The Rybczynski Theorem provides insight into how changes in factor endowments—such as increases in labor or capital—impact a country’s production and trade specialization. It shows how growth in one factor can lead to significant shifts in the production of goods that use that factor intensively, illustrating how nations adapt to evolving resources.

This understanding helps predict how changes in labor and capital affect production, exports, and international trade. Whether through capital investments or changes in labor supply, factor growth plays a crucial role in how economies adapt and succeed in a dynamic global market.

FAQs:

What is the Rybczynski Theorem in international trade?

The Rybczynski Theorem explains how changes in a country’s factor endowments, such as labor or capital, affect the production levels of goods. An increase in one factor (e.g., labor) leads to a disproportionate rise in the output of goods that use that factor intensively and a decline in the production of other goods.

How does factor growth impact production according to the Rybczynski Theorem?

If a production factor like labor increases while others (e.g., capital) remain constant, the country will allocate more resources to produce labor-intensive goods. Conversely, production of capital-intensive goods will decline due to resource reallocation.

What are the implications of the Rybczynski Theorem for trade specialization?

As a country’s resource endowments change, it may specialize in goods that intensively use its abundant factor. For instance, a country with increasing labor supply might export more labor-intensive goods, while reducing its focus on capital-intensive production.

How does the Rybczynski Theorem relate to economic growth?

Economic growth that expands one factor—such as capital accumulation—can lead to increased specialization in goods using that factor.

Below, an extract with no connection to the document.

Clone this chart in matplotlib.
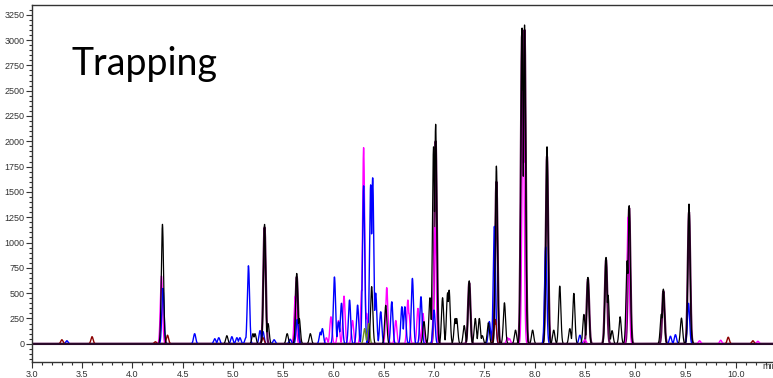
import numpy as np
import matplotlib
matplotlib.use('Agg')
from matplotlib import pyplot as plt
from matplotlib.ticker import MultipleLocator

# peak tables: retention time (min), height
black_rt = [4.30, 4.94, 5.20, 5.22, 5.315, 5.35, 5.54, 5.635, 5.66, 5.77,
            6.38, 6.52, 6.90, 6.96, 6.995, 7.016, 7.085, 7.135, 7.15, 7.21, 7.225,
            7.30, 7.35, 7.41, 7.45, 7.48, 7.54, 7.62, 7.70, 7.81, 7.875, 7.90,
            7.98, 8.123, 8.19, 8.25, 8.35, 8.39, 8.49, 8.53, 8.71, 8.73, 8.77,
            8.85, 8.92, 8.94, 9.26, 9.28, 9.46, 9.535, 9.55]
black_h = [1180, 80, 100, 100, 1180, 200, 100, 695, 250, 100,
           565, 380, 220, 455, 1946, 2168, 455, 504, 530, 250, 250,
           180, 622, 250, 250, 80, 207, 1755, 405, 135, 3120, 3150,
           135, 1946, 135, 570, 150, 498, 290, 656, 853, 480, 130,
           267, 820, 1364, 293, 540, 254, 1380, 150]

purple_rt = [5.315, 5.635, 7.016, 7.35, 7.62, 7.875, 7.90, 8.123, 8.53, 8.71, 8.94, 9.28, 9.535]
purple_h = [1150, 660, 2000, 600, 1600, 3050, 3100, 1850, 640, 830, 1340, 520, 1300]

magenta_rt = [4.29, 5.62, 5.93, 5.975, 6.05, 6.105, 6.19, 6.28, 6.30, 6.33, 6.53, 6.62,
              6.74, 6.75, 6.84, 6.89, 7.01, 7.73, 7.75, 7.885, 8.50, 8.93, 9.64, 9.85,
              10.22]
magenta_h = [670, 470, 60, 267, 230, 471, 230, 530, 1937, 300, 555, 230,
             432, 300, 350, 300, 1150, 60, 50, 2500, 40, 1250, 30, 35,
             25]

blue_rt = [3.35, 4.305, 4.62, 4.82, 4.86, 4.99, 5.04, 5.07, 5.13, 5.155, 5.27, 5.30,
           5.41, 5.57, 5.64, 5.87, 5.89, 6.01, 6.05, 6.08, 6.16, 6.24, 6.30, 6.37,
           6.39, 6.42, 6.47, 6.58, 6.68, 6.71, 6.785, 6.87, 7.00, 7.55, 7.60, 8.11,
           8.45, 9.35, 9.40, 9.53]
blue_h = [30, 547, 100, 50, 60, 70, 60, 60, 60, 771, 130, 120,
          40, 45, 240, 115, 150, 660, 217, 400, 432, 382, 1560, 1570,
          1640, 500, 316, 415, 366, 366, 646, 465, 333, 220, 1160, 958,
          85, 75, 90, 400]

darkred_rt = [3.30, 3.60, 4.23, 4.35, 5.30, 7.60, 7.61, 9.925, 10.17]
darkred_h = [40, 70, 20, 85, 60, 190, 240, 65, 30]

green_rt = [6.31, 6.35]
green_h = [150, 200]

t = np.linspace(3.0, 10.4, 8000)


def trace(rts, hs, sigma=0.011):
    # each peak as a gaussian; overlapping peaks take the upper envelope
    y = np.zeros_like(t)
    for rt, h in zip(rts, hs):
        y = np.maximum(y, h * np.exp(-0.5 * ((t - rt) / sigma) ** 2))
    return y


fig = plt.figure(figsize=(7.73, 3.78), dpi=100)
ax = fig.add_axes([0.041, 0.042, 0.959, 0.945])

ax.plot(t, trace(purple_rt, purple_h, 0.012), color='#5c0a52', lw=1.6)
ax.plot(t, trace(magenta_rt, magenta_h), color='#ff00ff', lw=1.0)
ax.plot(t, trace(blue_rt, blue_h), color='#0000ff', lw=1.0)
ax.plot(t, trace(darkred_rt, darkred_h), color='#8b0000', lw=1.0)
ax.plot(t, trace(green_rt, green_h), color='#6b8e23', lw=1.0)
ax.plot(t, trace(black_rt, black_h), color='black', lw=0.9)
ax.axhline(0, color='#2a0a2a', lw=1.5)

ax.set_xlim(3.0, 10.37)
ax.set_ylim(-181, 3347)
ax.xaxis.set_major_locator(MultipleLocator(0.5))
ax.xaxis.set_minor_locator(MultipleLocator(0.1))
ax.yaxis.set_major_locator(MultipleLocator(250))
ax.yaxis.set_minor_locator(MultipleLocator(50))
ax.xaxis.set_major_formatter(matplotlib.ticker.FormatStrFormatter('%.1f'))
ax.tick_params(which='both', direction='out', colors='#333333', labelsize=6.5,
               labelcolor='#333333', width=0.8)
ax.tick_params(which='major', length=4, pad=2)
ax.tick_params(which='minor', length=2.5)
ax.tick_params(axis='y', pad=1)
for s in ['left', 'top', 'bottom']:
    ax.spines[s].set_color('#333333')
    ax.spines[s].set_linewidth(1.0)
ax.spines['right'].set_visible(False)

ax.text(10.26, -0.0, 'min', transform=ax.get_xaxis_transform(), ha='left', va='top',
        fontsize=6.5, color='#333333', family='Liberation Sans')
for lab in ax.get_xticklabels() + ax.get_yticklabels():
    lab.set_family('Liberation Sans')

fig.text(71 / 773, 1 - 75 / 378, 'Trapping', fontsize=27, family='Lato',
         va='baseline', ha='left')

fig.savefig('out.png', dpi=100)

For example, capital growth often leads to greater production and export of capital-intensive goods, reshaping trade patterns.

Can the Rybczynski Theorem explain real-world trade shifts?

Yes, real-world examples like China’s shift from labor-intensive goods (e.g., textiles) to capital-intensive goods (e.g., electronics) align with the theorem. China’s capital accumulation enabled it to specialize in high-value exports, demonstrating how changes in factor availability influence trade.

What is the significance of the theorem for developing economies?

The theorem highlights how labor-abundant developing economies may focus on labor-intensive goods. However, without capital growth, these economies may struggle to diversify into higher-value, capital-intensive sectors, limiting long-term economic advancement.

What are the limitations of the Rybczynski Theorem?

The theorem assumes constant prices and focuses on the growth of a single factor while holding others constant. In reality, changes in demand, prices, or multiple-factor endowments can produce more complex outcomes not fully captured by the theorem.